Ma al tempo stesso, il messaggio resta segnato da profonde ambiguità. La retorica della cooperazione universale si accompagna a un’ostentazione militare senza precedenti – e alla sua messa in pratica dalle acque del Mar Cinese alle alture dell’Himalaya – e all’abbraccio con regimi isolati come quello russo e nordcoreano.
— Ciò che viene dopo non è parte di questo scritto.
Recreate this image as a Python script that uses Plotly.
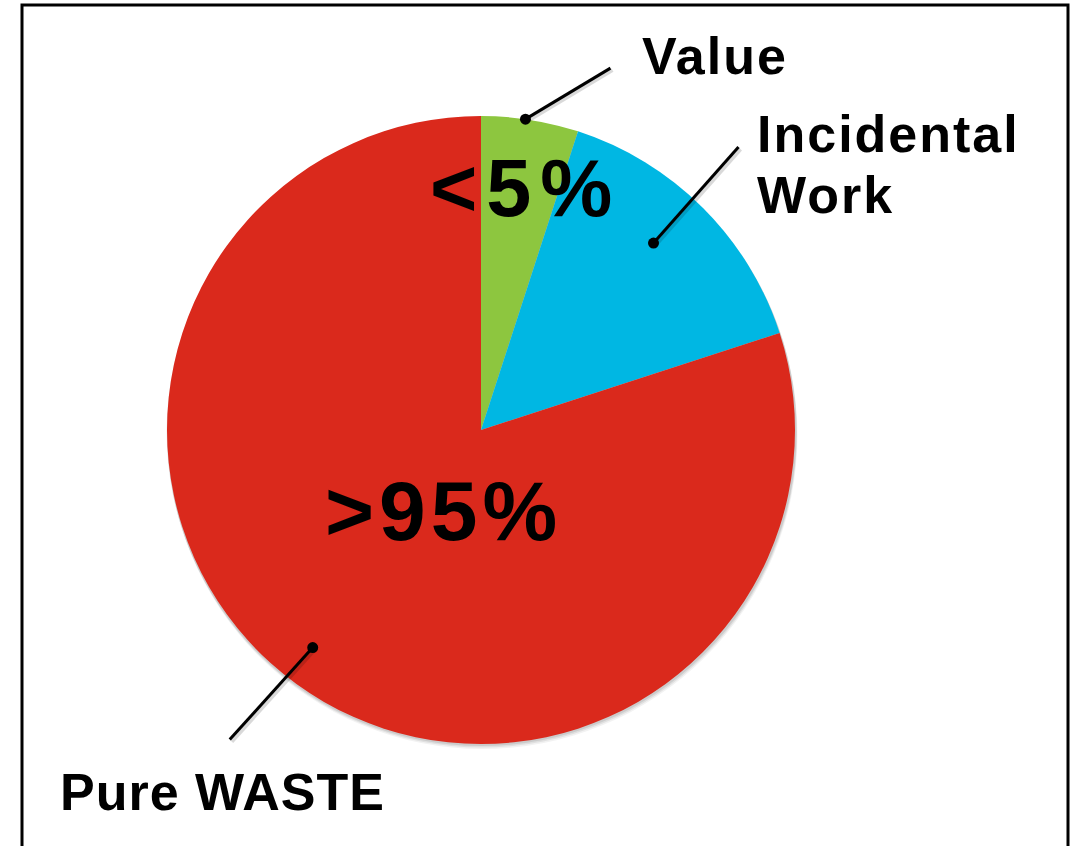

Le purghe interne, infine, segnalano che la costruzione di questa immagine di potenza compatta poggia su fondamenta meno solide di quanto la coreografia di piazza Tiananmen – già teatro delle incoerenze e delle contraddizioni del potere del Partito Comunista Cinese – lasci intendere: un potere che costruisce scenografie di forza ma fatica a tradurle in capacità operative.

La Cina di Xi si presenta come una potenza già “ascesa”, mostrandosi alla guida di un sentimento che aspira a un nuovo ordine mondiale e che intende piegare la storia a proprio vantaggio: dal racconto di aver sconfitto il nazionalismo nipponico (chiaramente senza citare la pagina, anche triste, dell’azione americana), al tentativo di stravolgere le carte dell’Onu su Taiwan. Resta aperta la domanda se questa immagine possa tradursi in realtà operativa e se le contraddizioni interne ed esterne non finiranno per limitarne l’efficacia strategica.